I recently won these two on ebay...










As far as I can tell use of the block capital `SERVICES` logo appeared around the late 1950s early 60s, Steve Burrage started with the company in the mid-60s & told me that he doesn`t remember Aviation still being in production at that time so I presume this one to have been made around the same time.

You can see that the Aviation has `British Made` on the dial & the Services has `Made in GT. Britain` which indicates they were made by the Anglo-Celtic Watch Co.Ltd., Gurnos Works, Ystradgynlais, Wales. However although both the movements appear near identical the Services has `Made in Gt.Britain`whereas the Aviation has `Made in U.S.A.` it looks genuine.










So does anyone know if these movements were actually made in America? :huh:


----------



## Mikrolisk (Jan 23, 2008)

Maybe(!!!) the (english) company has had another production building in America?

But dunno.

Andreas


----------



## Chascomm (Sep 9, 2005)

News to me. I thought they stopped making those in America long before the 1950s. I'm really surprised that they looks so similar given the decades in which this design would have been made on both sides of the Atlantic. Scarcely any signs of mutation at all.

To thosethat haven't read the story already:

The design goes back to about 1900 with the first full-plate movement for the Ingersoll Yankee. The British Ingersoll subsidiary was set up in 1906 assembling watches with this movement, and by 1912 was making complete watches. This continued through the 1920s.
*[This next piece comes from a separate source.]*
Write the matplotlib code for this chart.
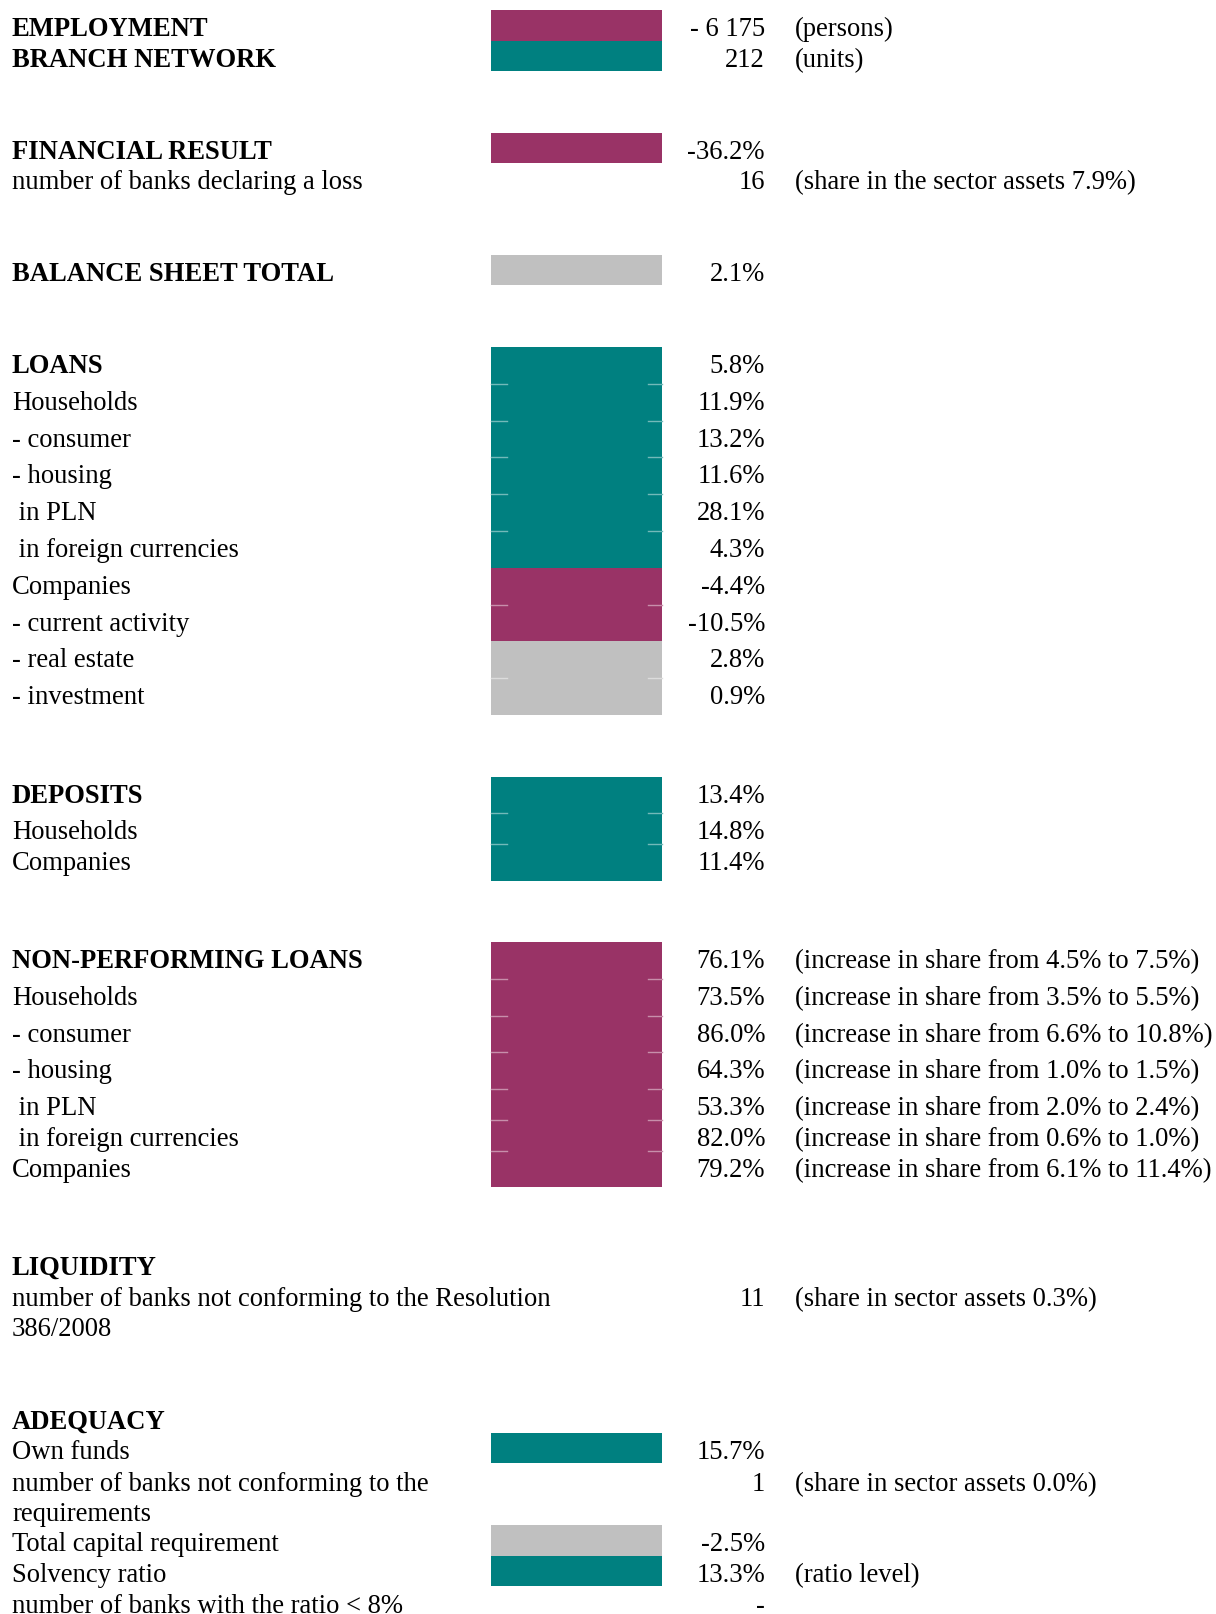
import matplotlib
matplotlib.use("Agg")
import matplotlib.pyplot as plt
from matplotlib.colors import to_rgb

# ---- data ----
labels = [
    "EMPLOYMENT", "BRANCH NETWORK",
    "FINANCIAL RESULT", "number of banks declaring a loss",
    "BALANCE SHEET TOTAL",
    "LOANS", "Households", "- consumer", "- housing", " in PLN", " in foreign currencies",
    "Companies", "- current activity", "- real estate", "- investment",
    "DEPOSITS", "Households", "Companies",
    "NON-PERFORMING LOANS", "Households", "- consumer", "- housing", " in PLN",
    " in foreign currencies", "Companies",
    "LIQUIDITY", "number of banks not conforming to the Resolution\n386/2008",
    "ADEQUACY", "Own funds", "number of banks not conforming to the\nrequirements",
    "Total capital requirement", "Solvency ratio", "number of banks with the ratio < 8%",
]
values = [
    "- 6 175", "212",
    "-36.2%", "16",
    "2.1%",
    "5.8%", "11.9%", "13.2%", "11.6%", "28.1%", "4.3%",
    "-4.4%", "-10.5%", "2.8%", "0.9%",
    "13.4%", "14.8%", "11.4%",
    "76.1%", "73.5%", "86.0%", "64.3%", "53.3%", "82.0%", "79.2%",
    "", "11",
    "", "15.7%", "1",
    "-2.5%", "13.3%", "-",
]
notes = [
    "(persons)", "(units)",
    "", "(share in the sector assets 7.9%)",
    "",
    "", "", "", "", "", "",
    "", "", "", "",
    "", "", "",
    "(increase in share from 4.5% to 7.5%)",
    "(increase in share from 3.5% to 5.5%)",
    "(increase in share from 6.6% to 10.8%)",
    "(increase in share from 1.0% to 1.5%)",
    "(increase in share from 2.0% to 2.4%)",
    "(increase in share from 0.6% to 1.0%)",
    "(increase in share from 6.1% to 11.4%)",
    "", "(share in sector assets 0.3%)",
    "", "", "(share in sector assets 0.0%)",
    "", "(ratio level)", "",
]
bold = {"EMPLOYMENT", "BRANCH NETWORK", "FINANCIAL RESULT", "BALANCE SHEET TOTAL",
        "LOANS", "DEPOSITS", "NON-PERFORMING LOANS", "LIQUIDITY", "ADEQUACY"}
# assessment of each item: bad / good / neutral / none
status = [
    "bad", "good",
    "bad", None,
    "neutral",
    "good", "good", "good", "good", "good", "good",
    "bad", "bad", "neutral", "neutral",
    "good", "good", "good",
    "bad", "bad", "bad", "bad", "bad", "bad", "bad",
    None, None,
    None, "good", None,
    "neutral", "good", None,
]

# ---- layout (pixel rows of the sheet) ----
row_top = [11, 42, 134, 164, 256,
           348, 385, 422, 458, 495, 532, 569, 606, 642, 679,
           778, 814, 845,
           943, 980, 1017, 1053, 1090, 1121, 1152,
           1250, 1281, 1404, 1434, 1466, 1526, 1557, 1588]
row_h = [31, 30, 30, 30, 30,
         37, 37, 36, 37, 37, 37, 37, 36, 37, 37,
         36, 31, 37,
         37, 37, 36, 37, 31, 31, 36,
         30, 30, 30, 30, 30, 31, 30, 30]

colors = {"bad": "#993366", "good": "#008080", "neutral": "#C0C0C0"}
W, H = 1216, 1615
bar_left, bar_w = 491, 171
x_label, x_value, x_note = 12, 765, 795
fs = 19.2
line_pitch = 30.5
text_drop = 18.5  # text sits near the top of its cell

plt.rcParams["font.family"] = ["Liberation Serif", "DejaVu Serif"]
fig = plt.figure(figsize=(W / 100, H / 100), dpi=100)
ax = fig.add_axes([0, 0, 1, 1])
ax.set_xlim(0, W)
ax.set_ylim(H, 0)
ax.axis("off")

# blocks
idx = [i for i, s in enumerate(status) if s]
ax.barh([row_top[i] + row_h[i] / 2 for i in idx], bar_w, left=bar_left,
        height=[row_h[i] for i in idx], color=[colors[status[i]] for i in idx],
        linewidth=0)

# faint cell-border ticks between stacked blocks of the same colour
for i in idx:
    if i + 1 < len(status) and status[i + 1] == status[i] and row_top[i] + row_h[i] == row_top[i + 1]:
        c = [0.55 * v + 0.45 for v in to_rgb(colors[status[i]])]
        yb = row_top[i + 1]
        ax.plot([bar_left, bar_left + 16], [yb, yb], color=c, lw=1)
        ax.plot([bar_left + bar_w - 14, bar_left + bar_w], [yb, yb], color=c, lw=1)

# text
for i, lab in enumerate(labels):
    yc = row_top[i] + text_drop
    weight = "bold" if lab in bold else "normal"
    for k, line in enumerate(lab.split("\n")):
        ax.text(x_label, yc + k * line_pitch, line, fontsize=fs, fontweight=weight,
                va="center", ha="left", color="black")
    if values[i]:
        ax.text(x_value, yc, values[i], fontsize=fs, va="center", ha="right")
    if notes[i]:
        ax.text(x_note, yc, notes[i], fontsize=fs, va="center", ha="left")

fig.savefig("out.png", dpi=100, facecolor="white")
Meanwhile the American Ingersoll company had been bought out by Waterbury. Eventually it became Timex. I had mistakenly thought US production of this watch ceased before the war. Obviously from your evidence I was wrong.

After WWII, Ingersoll (the British company) and Smiths set up the Anglo-Celtic works and started making this movement again. ZuanShi (in Shanghai) copied the centre-seconds version in 1958, and production spread to a couple of other Chinese factories in the 1960s and 70s. In Wales meanwhile they stayed in production until 1980.

OK, here's a theory. Anglo-Celtic was supposed to have started production in 1947, but there were delays of several months. If they had already taken orders from Services, they would have had to fill the orders with bought-in parts. The cases were no problem as I think they came from the Enfield works next door. The problem with my theory is that the logo is not the right one for 1947.


----------



## mach 0.0013137 (Jan 10, 2005)

An interesting theory, as far as I can tell in the late 1940s/early 50s Services were selling Pocket watches sourced from Switzerland until I presume import restrictions made them switch to Wales.

The company later got them from East Germany & (may be) finally from Russia although of course it is also possible that they delt with different companies at the same time.

As mentioned the style of logo used on the Services as far as I can tell dates it earliest to the late 50s (although the 24 hour dial had been used by the company since the early days late 20s/early 30s), admittedly I can`t be certain when the Aviation was made.


----------



## mel (Dec 6, 2006)

Well, that's a very suitable use for mixed numerals on a dial - Roman for the l to Xll and then 13 to 24 for the 24 hours bit. Not seen (or maybe noticed) that before.









What a wealth of expertise there is on :rltb: :yes:


----------